Работала пани Вшеляк уборщицей в суде, а вечерами подрабатывала еще тем, что ухаживала то за больными старухами, то за чьими-то детьми, то брала на дом стирать белье. Когда же выпадал свободный вечер и я не был занят, — непогода не позволяла потолкаться по людной Маршалковской, — она входила ко мне в комнату, расспрашивала о житье-бытье, рассказывала о себе, о судебных новостях. В один такой хмурый осенний вечер, когда по крыше сонно шуршал дождь и мимо окон быстро прошмыгивали редкие прохожие, пани Вшеляк вошла ко мне и со страхом в голосе сказала:
— Завтра будут судить тех, кто убил пана министра Перацкого. О матка боска, не побоялись же взять на душу такой грех!
О людях, поднявших руку на грозного министра внутренних дел, уже давно шумела Варшава, говорили о них по-разному, поляки с ужасом и гневом, а большинство молодых украинцев — с восхищением и гордостью. Тогда я и услышал впервые имена Степана Бандеры, Лебедя и других, уже овеянные ореолом славы «борцов» и «мучеников» за права украинцев, за свободу и самостийность Украины. Мне они представлялись романтическими героями, и я попросил, чтобы пани Вшеляк провела меня в суд. Она без особых колебаний согласилась, прийти надо было за несколько часов до начала процесса, пока полиция еще не оцепила улицы и зал суда не заполнился любопытствующим людом.

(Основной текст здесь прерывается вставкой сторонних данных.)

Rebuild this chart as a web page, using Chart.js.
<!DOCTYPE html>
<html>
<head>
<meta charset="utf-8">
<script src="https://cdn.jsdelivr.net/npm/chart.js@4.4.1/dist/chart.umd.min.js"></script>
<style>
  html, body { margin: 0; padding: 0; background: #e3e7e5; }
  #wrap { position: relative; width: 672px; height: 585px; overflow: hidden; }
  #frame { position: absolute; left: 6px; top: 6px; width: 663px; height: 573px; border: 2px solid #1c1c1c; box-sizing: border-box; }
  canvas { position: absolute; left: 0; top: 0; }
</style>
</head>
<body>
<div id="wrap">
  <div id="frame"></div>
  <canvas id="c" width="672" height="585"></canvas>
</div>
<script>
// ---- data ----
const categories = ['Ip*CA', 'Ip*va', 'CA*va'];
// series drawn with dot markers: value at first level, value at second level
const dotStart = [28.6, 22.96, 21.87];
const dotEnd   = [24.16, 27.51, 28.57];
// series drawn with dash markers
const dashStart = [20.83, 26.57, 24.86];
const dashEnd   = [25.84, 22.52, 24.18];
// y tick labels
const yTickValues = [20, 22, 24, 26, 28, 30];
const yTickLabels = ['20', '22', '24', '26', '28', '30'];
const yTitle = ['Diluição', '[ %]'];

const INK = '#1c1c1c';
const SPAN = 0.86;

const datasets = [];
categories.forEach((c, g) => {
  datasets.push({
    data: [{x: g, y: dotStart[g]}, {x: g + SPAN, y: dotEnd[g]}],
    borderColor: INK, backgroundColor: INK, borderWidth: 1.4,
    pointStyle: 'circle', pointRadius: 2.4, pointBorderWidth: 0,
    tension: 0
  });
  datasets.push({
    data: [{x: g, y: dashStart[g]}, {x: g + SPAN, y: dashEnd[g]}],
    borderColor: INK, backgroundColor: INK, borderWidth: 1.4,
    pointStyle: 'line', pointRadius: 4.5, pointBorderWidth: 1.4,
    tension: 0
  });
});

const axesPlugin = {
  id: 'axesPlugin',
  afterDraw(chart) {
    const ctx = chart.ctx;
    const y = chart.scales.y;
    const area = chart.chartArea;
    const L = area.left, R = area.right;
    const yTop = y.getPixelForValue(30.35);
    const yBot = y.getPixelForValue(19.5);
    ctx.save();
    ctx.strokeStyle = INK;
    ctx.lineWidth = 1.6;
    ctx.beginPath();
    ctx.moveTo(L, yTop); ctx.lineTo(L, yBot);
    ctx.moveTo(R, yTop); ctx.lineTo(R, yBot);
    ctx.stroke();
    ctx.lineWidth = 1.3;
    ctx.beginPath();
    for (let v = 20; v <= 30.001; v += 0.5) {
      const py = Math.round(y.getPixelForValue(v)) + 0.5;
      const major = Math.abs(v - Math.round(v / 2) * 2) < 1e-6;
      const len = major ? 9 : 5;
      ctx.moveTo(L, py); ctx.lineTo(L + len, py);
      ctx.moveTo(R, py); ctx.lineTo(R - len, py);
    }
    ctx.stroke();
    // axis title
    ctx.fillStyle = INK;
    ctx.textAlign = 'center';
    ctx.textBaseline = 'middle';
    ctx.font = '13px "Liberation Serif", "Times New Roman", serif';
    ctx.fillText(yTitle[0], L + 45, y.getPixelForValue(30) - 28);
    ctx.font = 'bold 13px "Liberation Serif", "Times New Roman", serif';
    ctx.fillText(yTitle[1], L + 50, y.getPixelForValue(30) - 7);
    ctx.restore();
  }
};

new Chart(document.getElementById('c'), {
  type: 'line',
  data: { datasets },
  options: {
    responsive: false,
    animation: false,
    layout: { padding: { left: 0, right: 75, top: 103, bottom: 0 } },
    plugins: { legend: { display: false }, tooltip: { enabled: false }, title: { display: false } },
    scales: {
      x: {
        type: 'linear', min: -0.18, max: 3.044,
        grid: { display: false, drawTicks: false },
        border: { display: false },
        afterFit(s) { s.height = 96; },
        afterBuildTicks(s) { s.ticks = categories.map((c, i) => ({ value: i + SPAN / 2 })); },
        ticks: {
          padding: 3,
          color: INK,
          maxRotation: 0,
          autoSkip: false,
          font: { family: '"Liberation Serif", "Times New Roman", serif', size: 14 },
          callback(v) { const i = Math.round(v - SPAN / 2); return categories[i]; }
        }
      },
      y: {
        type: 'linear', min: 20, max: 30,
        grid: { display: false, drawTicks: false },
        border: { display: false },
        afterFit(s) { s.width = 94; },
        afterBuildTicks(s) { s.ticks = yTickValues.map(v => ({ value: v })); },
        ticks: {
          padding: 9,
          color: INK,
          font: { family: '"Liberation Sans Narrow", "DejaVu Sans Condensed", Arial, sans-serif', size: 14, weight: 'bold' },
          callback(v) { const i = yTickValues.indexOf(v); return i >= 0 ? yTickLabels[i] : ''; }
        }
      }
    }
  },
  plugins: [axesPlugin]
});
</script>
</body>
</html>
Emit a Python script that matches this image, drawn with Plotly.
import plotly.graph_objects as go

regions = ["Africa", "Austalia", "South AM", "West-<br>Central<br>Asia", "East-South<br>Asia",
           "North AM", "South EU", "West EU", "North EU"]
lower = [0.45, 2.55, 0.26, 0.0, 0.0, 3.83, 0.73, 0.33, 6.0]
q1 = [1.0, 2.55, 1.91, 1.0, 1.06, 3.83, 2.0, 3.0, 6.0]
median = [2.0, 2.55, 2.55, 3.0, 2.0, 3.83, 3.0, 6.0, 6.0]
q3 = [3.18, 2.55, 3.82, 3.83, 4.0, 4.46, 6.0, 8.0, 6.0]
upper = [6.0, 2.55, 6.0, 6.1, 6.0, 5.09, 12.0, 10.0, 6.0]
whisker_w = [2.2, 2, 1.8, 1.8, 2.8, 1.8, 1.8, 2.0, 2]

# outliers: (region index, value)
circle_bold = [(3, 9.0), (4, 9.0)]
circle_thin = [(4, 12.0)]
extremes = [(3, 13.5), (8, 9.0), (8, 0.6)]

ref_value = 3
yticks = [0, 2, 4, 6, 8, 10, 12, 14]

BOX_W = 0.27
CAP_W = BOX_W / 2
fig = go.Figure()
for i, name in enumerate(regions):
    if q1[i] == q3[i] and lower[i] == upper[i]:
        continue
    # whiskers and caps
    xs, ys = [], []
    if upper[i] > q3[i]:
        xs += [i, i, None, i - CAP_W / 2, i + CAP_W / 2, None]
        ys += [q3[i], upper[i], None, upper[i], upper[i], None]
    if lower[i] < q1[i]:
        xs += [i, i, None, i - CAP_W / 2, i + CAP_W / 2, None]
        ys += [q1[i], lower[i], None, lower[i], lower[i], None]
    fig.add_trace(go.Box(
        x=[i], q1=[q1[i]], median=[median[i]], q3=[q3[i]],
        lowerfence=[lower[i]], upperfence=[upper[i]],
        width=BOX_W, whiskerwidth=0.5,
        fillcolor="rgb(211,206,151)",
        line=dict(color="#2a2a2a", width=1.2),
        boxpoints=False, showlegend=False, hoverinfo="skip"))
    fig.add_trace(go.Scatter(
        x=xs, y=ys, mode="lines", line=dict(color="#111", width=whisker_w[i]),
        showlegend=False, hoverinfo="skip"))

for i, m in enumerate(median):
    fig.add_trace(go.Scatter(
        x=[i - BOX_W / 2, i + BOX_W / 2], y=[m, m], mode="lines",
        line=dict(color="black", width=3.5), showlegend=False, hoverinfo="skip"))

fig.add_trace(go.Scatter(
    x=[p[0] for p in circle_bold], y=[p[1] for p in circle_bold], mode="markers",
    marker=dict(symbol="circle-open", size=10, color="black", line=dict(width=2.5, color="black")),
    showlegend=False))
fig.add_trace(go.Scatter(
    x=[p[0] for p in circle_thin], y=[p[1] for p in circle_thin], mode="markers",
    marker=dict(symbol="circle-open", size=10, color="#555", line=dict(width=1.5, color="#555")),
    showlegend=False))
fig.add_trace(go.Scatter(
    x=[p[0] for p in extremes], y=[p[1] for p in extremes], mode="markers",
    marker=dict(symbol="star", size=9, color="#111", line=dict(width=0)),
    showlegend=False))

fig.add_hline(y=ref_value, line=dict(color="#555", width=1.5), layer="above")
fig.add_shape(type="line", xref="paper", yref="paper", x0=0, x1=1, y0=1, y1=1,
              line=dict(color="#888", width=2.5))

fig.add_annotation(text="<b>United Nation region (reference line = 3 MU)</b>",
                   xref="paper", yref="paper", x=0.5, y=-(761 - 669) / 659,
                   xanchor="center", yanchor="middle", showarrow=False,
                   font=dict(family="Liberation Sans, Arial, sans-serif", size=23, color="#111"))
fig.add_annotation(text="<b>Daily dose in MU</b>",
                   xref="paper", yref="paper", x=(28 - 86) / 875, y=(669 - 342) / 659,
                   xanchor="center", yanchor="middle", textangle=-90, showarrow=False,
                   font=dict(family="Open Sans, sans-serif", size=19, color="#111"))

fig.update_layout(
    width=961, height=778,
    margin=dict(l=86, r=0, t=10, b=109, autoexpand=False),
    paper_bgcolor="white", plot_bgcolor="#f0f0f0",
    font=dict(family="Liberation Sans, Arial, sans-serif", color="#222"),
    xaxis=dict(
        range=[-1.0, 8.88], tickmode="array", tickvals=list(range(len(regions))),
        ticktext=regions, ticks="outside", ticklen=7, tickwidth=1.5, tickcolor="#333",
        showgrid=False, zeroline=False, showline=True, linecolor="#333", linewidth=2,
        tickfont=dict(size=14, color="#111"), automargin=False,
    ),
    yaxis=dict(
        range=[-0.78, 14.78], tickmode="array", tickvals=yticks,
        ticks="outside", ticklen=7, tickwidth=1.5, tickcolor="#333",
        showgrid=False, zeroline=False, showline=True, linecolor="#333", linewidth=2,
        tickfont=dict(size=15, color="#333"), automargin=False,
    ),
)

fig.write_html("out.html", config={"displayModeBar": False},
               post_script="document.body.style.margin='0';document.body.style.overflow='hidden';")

Вышли мы рано, но уже все улицы, по которым везли Бандеру и его сообщников, были окружены полицией; мы едва пробились через их заслоны, помогло то, что некоторые из полицейских знали пани Вшеляк, меня же она выдала за своего сына. В зале суда я с хозяйкой сидел неподалеку от скамьи подсудимых и хорошо видел всех. Было их двенадцать человек. Я смотрел и пытался угадать, кто же из них Бандера. Он казался мне человеком в летах, здоровенным мужчиной с вислыми усами и громовым голосом. И когда его наконец назвали и он поднялся с первой скамьи, мне поначалу даже не поверилось, что это и есть Бандера. Из всех двенадцати он был самый низкорослый и тщедушный. Безусое мальчишеское лицо худощаво и бледно, темные волосы, видимо, были острижены под машинку, но уже слегка отросли и торчали ежиком. На нем был хороший костюм, светлая рубашка и неяркий галстук, вполне интеллигентный вид, таких ежедневно встречаешь на Маршалковской и они ничем не привлекают твоего внимания. Вел он себя непринужденно, но вместе с тем несколько вызывающе. Голос спокойный, без признаков малейшего волнения, точно его владелец пришел сюда на мирную беседу, не грозящую ничем опасным.
Надолго запомнились мне и последние слова Степана Бандеры.
— Нас рассудят железо и кровь! — бросил он судьям.
Только позже я узнал, сколько горя, нечеловеческих страданий и крови принесли людям эти слова, приведенные в действие. Но тогда, в ноябре 1935 года, в варшавском суде для меня, украинского хлопчика, не раз униженного и оскорбленного теми, против кого выступал Бандера и его товарищи, слова эти прозвучали как призыв к борьбе и долго жили в моем сердце и моем сознании. Не раз я потом рассказывал об этом процессе своим сверстникам, и они, слушая, сжимали кулаки.